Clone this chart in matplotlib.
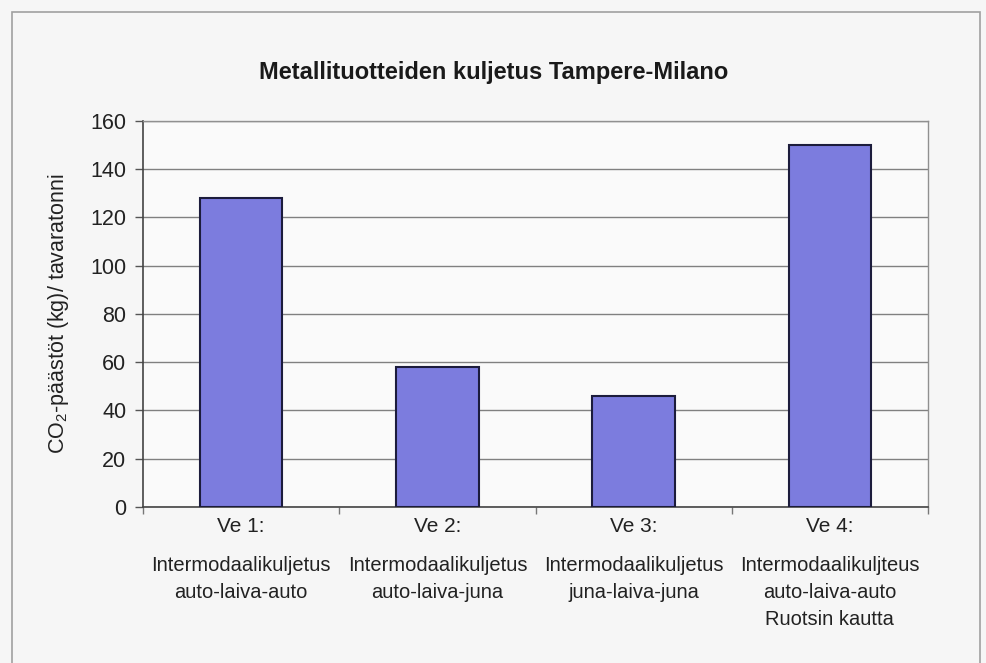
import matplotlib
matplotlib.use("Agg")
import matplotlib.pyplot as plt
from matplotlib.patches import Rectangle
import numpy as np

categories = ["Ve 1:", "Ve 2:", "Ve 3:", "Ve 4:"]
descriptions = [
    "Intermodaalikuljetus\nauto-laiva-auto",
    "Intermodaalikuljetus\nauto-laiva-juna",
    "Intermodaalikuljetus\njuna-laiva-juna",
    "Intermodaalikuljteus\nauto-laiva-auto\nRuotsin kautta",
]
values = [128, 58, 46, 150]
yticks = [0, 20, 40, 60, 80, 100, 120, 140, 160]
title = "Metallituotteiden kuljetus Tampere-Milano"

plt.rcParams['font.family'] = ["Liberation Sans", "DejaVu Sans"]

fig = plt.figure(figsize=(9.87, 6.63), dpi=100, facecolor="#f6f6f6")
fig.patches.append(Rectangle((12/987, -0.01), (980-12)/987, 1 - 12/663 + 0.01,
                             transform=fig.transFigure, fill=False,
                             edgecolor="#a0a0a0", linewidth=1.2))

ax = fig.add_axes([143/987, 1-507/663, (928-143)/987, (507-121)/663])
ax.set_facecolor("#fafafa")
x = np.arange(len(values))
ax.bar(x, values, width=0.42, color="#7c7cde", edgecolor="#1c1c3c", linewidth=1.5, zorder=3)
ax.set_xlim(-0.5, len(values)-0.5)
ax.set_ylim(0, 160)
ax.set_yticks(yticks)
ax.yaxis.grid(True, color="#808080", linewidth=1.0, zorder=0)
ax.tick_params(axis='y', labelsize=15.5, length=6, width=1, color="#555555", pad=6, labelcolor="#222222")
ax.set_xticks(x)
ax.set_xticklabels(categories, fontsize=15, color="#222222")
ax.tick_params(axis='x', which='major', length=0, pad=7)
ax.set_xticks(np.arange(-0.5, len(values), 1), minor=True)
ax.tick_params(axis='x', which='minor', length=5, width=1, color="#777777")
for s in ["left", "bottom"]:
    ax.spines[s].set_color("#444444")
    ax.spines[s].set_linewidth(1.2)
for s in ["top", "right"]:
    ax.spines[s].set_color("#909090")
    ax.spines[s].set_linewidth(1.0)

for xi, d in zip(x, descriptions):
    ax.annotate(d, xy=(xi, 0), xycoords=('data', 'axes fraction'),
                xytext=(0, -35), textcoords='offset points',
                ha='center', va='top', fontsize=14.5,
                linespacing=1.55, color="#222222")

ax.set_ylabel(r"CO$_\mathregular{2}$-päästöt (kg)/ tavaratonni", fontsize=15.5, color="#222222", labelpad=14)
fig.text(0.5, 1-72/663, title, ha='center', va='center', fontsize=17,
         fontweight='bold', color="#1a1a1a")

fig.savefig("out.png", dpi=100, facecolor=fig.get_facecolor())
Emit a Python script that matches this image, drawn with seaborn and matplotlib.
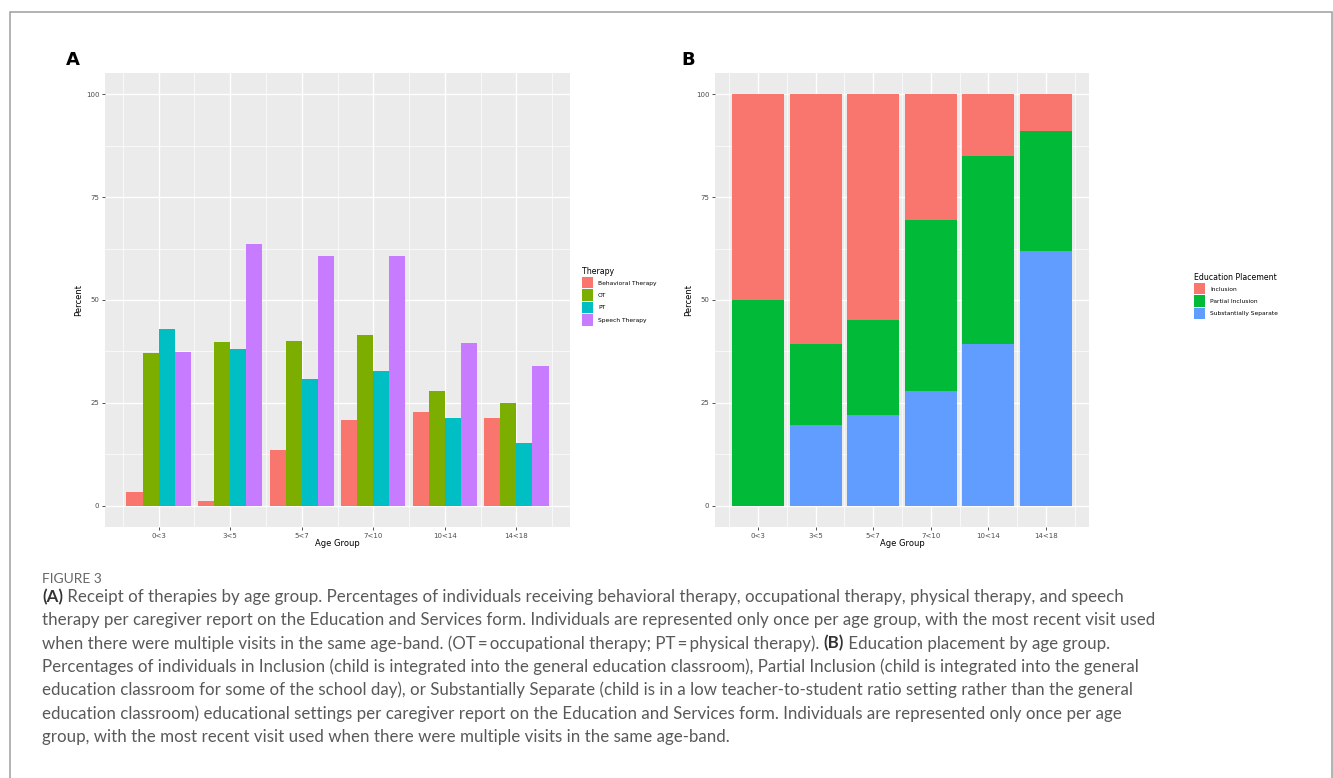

########################################

(The exercise):
Each line above is to be copied verbatim. Drop any image from the copy.

(Final result):
Clone this chart in matplotlib.
import matplotlib
matplotlib.use("Agg")
import matplotlib.pyplot as plt
from matplotlib.patches import Rectangle
import numpy as np

categories = ["Ve 1:", "Ve 2:", "Ve 3:", "Ve 4:"]
descriptions = [
    "Intermodaalikuljetus\nauto-laiva-auto",
    "Intermodaalikuljetus\nauto-laiva-juna",
    "Intermodaalikuljetus\njuna-laiva-juna",
    "Intermodaalikuljteus\nauto-laiva-auto\nRuotsin kautta",
]
values = [128, 58, 46, 150]
yticks = [0, 20, 40, 60, 80, 100, 120, 140, 160]
title = "Metallituotteiden kuljetus Tampere-Milano"

plt.rcParams['font.family'] = ["Liberation Sans", "DejaVu Sans"]

fig = plt.figure(figsize=(9.87, 6.63), dpi=100, facecolor="#f6f6f6")
fig.patches.append(Rectangle((12/987, -0.01), (980-12)/987, 1 - 12/663 + 0.01,
                             transform=fig.transFigure, fill=False,
                             edgecolor="#a0a0a0", linewidth=1.2))

ax = fig.add_axes([143/987, 1-507/663, (928-143)/987, (507-121)/663])
ax.set_facecolor("#fafafa")
x = np.arange(len(values))
ax.bar(x, values, width=0.42, color="#7c7cde", edgecolor="#1c1c3c", linewidth=1.5, zorder=3)
ax.set_xlim(-0.5, len(values)-0.5)
ax.set_ylim(0, 160)
ax.set_yticks(yticks)
ax.yaxis.grid(True, color="#808080", linewidth=1.0, zorder=0)
ax.tick_params(axis='y', labelsize=15.5, length=6, width=1, color="#555555", pad=6, labelcolor="#222222")
ax.set_xticks(x)
ax.set_xticklabels(categories, fontsize=15, color="#222222")
ax.tick_params(axis='x', which='major', length=0, pad=7)
ax.set_xticks(np.arange(-0.5, len(values), 1), minor=True)
ax.tick_params(axis='x', which='minor', length=5, width=1, color="#777777")
for s in ["left", "bottom"]:
    ax.spines[s].set_color("#444444")
    ax.spines[s].set_linewidth(1.2)
for s in ["top", "right"]:
    ax.spines[s].set_color("#909090")
    ax.spines[s].set_linewidth(1.0)

for xi, d in zip(x, descriptions):
    ax.annotate(d, xy=(xi, 0), xycoords=('data', 'axes fraction'),
                xytext=(0, -35), textcoords='offset points',
                ha='center', va='top', fontsize=14.5,
                linespacing=1.55, color="#222222")

ax.set_ylabel(r"CO$_\mathregular{2}$-päästöt (kg)/ tavaratonni", fontsize=15.5, color="#222222", labelpad=14)
fig.text(0.5, 1-72/663, title, ha='center', va='center', fontsize=17,
         fontweight='bold', color="#1a1a1a")

fig.savefig("out.png", dpi=100, facecolor=fig.get_facecolor())
Emit a Python script that matches this image, drawn with seaborn and matplotlib.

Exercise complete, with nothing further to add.